Almost every Senate Republican said Thursday they will vote against any Obama administration choice to head a new agency designed to protect consumers from harmful financial activities unless changes are made in the agency that Republicans say has been given too much power.
"No person should have the unfettered authority presently granted to the director of the Consumer Financial Protection Bureau," 44 GOP senators wrote in a letter to President Barack Obama. "Therefore we believe that the Senate should not consider any nominee to be CFPB director until the CFPB is properly reformed."
The consumer protection office has been a central sore point of the massive financial overhaul legislation enacted last year to address some of the banking and Wall Street excesses that led to the recession.
The agency opened its doors in July, and Obama has appointed Elizabeth Warren, a Harvard University law professor who was a driving force behind the idea, to lead efforts to get it operating. But Warren would have a difficult time overcoming GOP opposition to win confirmation as director, and Obama has yet to put up a name to head the agency.
The purpose of the new federal watchdog is to protect consumers from problems with mortgages, credit cards and other financial products, but Republicans contend that both the agency and its director would have too much power.
"The bureau, as currently structured, lacks any semblance of the checks and balances inherent in the Constitution," said Alabama Sen. Richard Shelby, top Republican on the Senate Banking Committee. "Everyone supports consumer protection, but we should never entrust a single person with this much power and public money."
The White House rejected that stance, saying consumers have become victims of special interests.
"The president believes that American families who were the hardest hit by this financial crisis deserve an independent watchdog to protect consumers and prevent predatory lending and other abuses in the future," White House spokeswoman Amy Brundage said.
Shelby also cautioned against the possibility that Obama might appoint a temporary director when Congress is in recess as a way to avoid Senate confirmation.
"Senate confirmation is about accountability and giving the American people a voice in the process," Shelby said. "I would hope the president won't silence the people's voice."
Republicans have enough votes to block a nominee to head the agency.
The senators, in the letters, sought three changes in the agency's structure:
_ The director should be replaced with a board of directors to prevent a single person from dominating the actions of the agency.
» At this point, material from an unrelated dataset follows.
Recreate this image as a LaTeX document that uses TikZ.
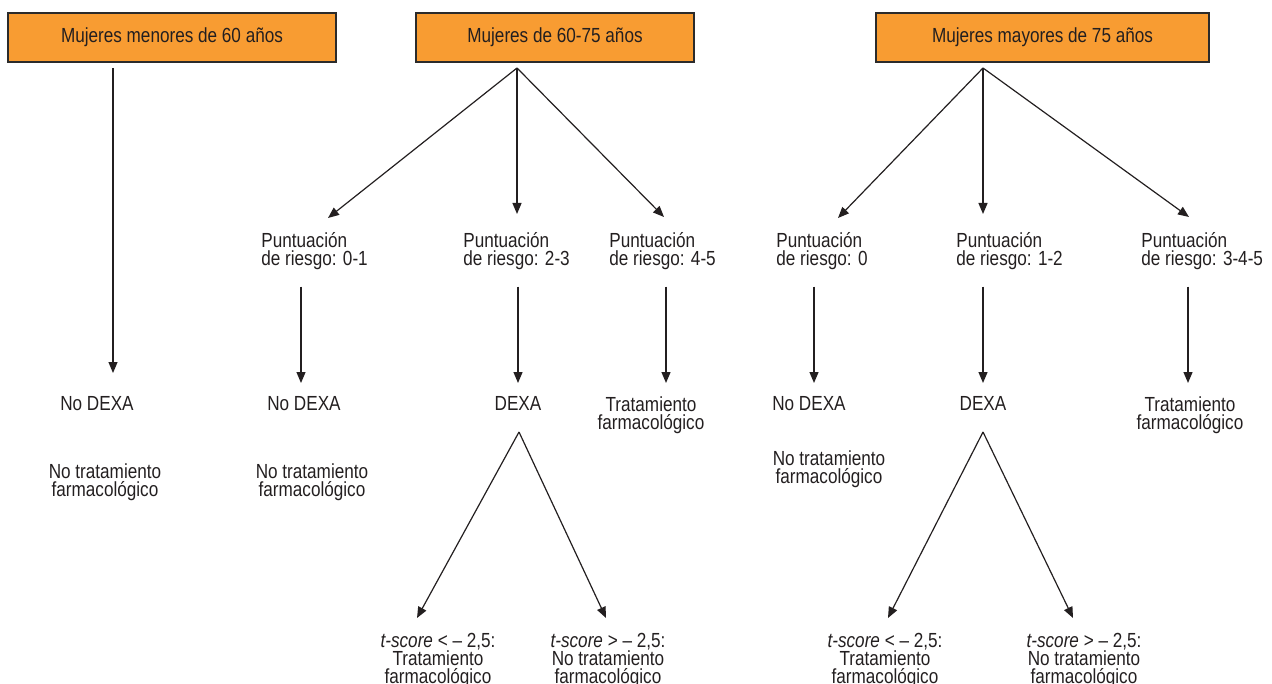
\documentclass[tikz,border=0pt]{standalone}
\usepackage{fontspec}
\setmainfont{Liberation Sans}[FakeStretch=0.84]
\usetikzlibrary{arrows.meta}
\definecolor{ageorange}{HTML}{F89C32}
\definecolor{boxedge}{HTML}{2B2B2B}
\definecolor{inkgray}{HTML}{231F20}

\begin{document}
\begin{tikzpicture}[
    x=0.5pt, y=-0.5pt,
    font=\fontsize{10.2}{9}\selectfont,
    every node/.style={text=inkgray, inner sep=0pt},
    agebox/.style={draw=boxedge, fill=ageorange, line width=0.6pt, minimum height=24.5pt},
    scorelbl/.style={align=left, anchor=base west},
    outcome/.style={align=center, anchor=base},
    tscore/.style={align=center, anchor=base},
    arrow/.style={-{Triangle[length=5.5pt, width=4.5pt]}, line width=0.6pt, draw=inkgray}
]
\useasboundingbox (0,0) rectangle (1272,684);

% age groups
\node[agebox, minimum width=164pt] (young) at (172,37.5) {Mujeres menores de 60 años};
\node[agebox, minimum width=139pt] (middle) at (555,37.5) {Mujeres de 60-75 años};
\node[agebox, minimum width=166.5pt] (old) at (1042.5,37.5) {Mujeres mayores de 75 años};

% risk scores (base = last line)
\node[scorelbl] (scA) at (261,265) {Puntuación\\de riesgo: 0-1};
\node[scorelbl] (scB) at (463,265) {Puntuación\\de riesgo: 2-3};
\node[scorelbl] (scC) at (609,265) {Puntuación\\de riesgo: 4-5};
\node[scorelbl] (scD) at (776,265) {Puntuación\\de riesgo: 0};
\node[scorelbl] (scE) at (956,265) {Puntuación\\de riesgo: 1-2};
\node[scorelbl] (scF) at (1141,265) {Puntuación\\de riesgo: 3-4-5};

% decisions
\node[outcome] (nd0) at (97,410) {No DEXA};
\node[outcome] (nt0) at (105,496) {No tratamiento\\farmacológico};
\node[outcome] (ndA) at (304,410) {No DEXA};
\node[outcome] (ntA) at (312,496) {No tratamiento\\farmacológico};
\node[outcome] (dxB) at (518,410) {DEXA};
\node[outcome] (trC) at (651,429) {Tratamiento\\farmacológico};
\node[outcome] (ndD) at (809,410) {No DEXA};
\node[outcome] (ntD) at (829,483) {No tratamiento\\farmacológico};
\node[outcome] (dxE) at (983,410) {DEXA};
\node[outcome] (trF) at (1190,429) {Tratamiento\\farmacológico};

% t-score results
\node[tscore] (lowB) at (438,683) {\textit{t-score} < – 2,5:\\Tratamiento\\farmacológico};
\node[tscore] (highB) at (608,683) {\textit{t-score} > – 2,5:\\No tratamiento\\farmacológico};
\node[tscore] (lowE) at (885,683) {\textit{t-score} < – 2,5:\\Tratamiento\\farmacológico};
\node[tscore] (highE) at (1084,683) {\textit{t-score} > – 2,5:\\No tratamiento\\farmacológico};

% fork points and arrow tips
\coordinate (fork1) at (113,68);
\coordinate (fork2) at (517,68);
\coordinate (fork3) at (983,68);
\coordinate (forkB) at (519,432);
\coordinate (forkE) at (983,432);

\draw[arrow] (fork1) -- (113,373) coordinate (t0);
\draw[arrow] (fork2) -- (328,218) coordinate (tA);
\draw[arrow] (fork2) -- (517,214) coordinate (tB);
\draw[arrow] (fork2) -- (664,217) coordinate (tC);
\draw[arrow] (fork3) -- (838,218) coordinate (tD);
\draw[arrow] (fork3) -- (983,214) coordinate (tE);
\draw[arrow] (fork3) -- (1189,217) coordinate (tF);

\draw[arrow] (scA.south -| 301,0) ++(0,17) -- (301,383);
\draw[arrow] (scB.south -| 518,0) ++(0,17) -- (518,383);
\draw[arrow] (scC.south -| 666,0) ++(0,17) -- (666,383);
\draw[arrow] (scD.south -| 814,0) ++(0,17) -- (814,383);
\draw[arrow] (scE.south -| 983,0) ++(0,17) -- (983,383);
\draw[arrow] (scF.south -| 1188,0) ++(0,17) -- (1188,383);

\draw[arrow] (forkB) -- (417,618);
\draw[arrow] (forkB) -- (606,618);
\draw[arrow] (forkE) -- (888,618);
\draw[arrow] (forkE) -- (1073,618);
\end{tikzpicture}
\end{document}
_ The agency's spending should be subject to the congressional appropriations process to ensure effective oversight.
_ Federal banking regulators should be given the tools to prevent agency regulations from needlessly causing a bank to fail.
House Republicans have introduced legislation that would replace the director with a five-person commission and take other steps to weaken the agency's power.
The two Republican senators who did not sign the letter were Scott Brown of Massachusetts and Lisa Murkowski of Alaska.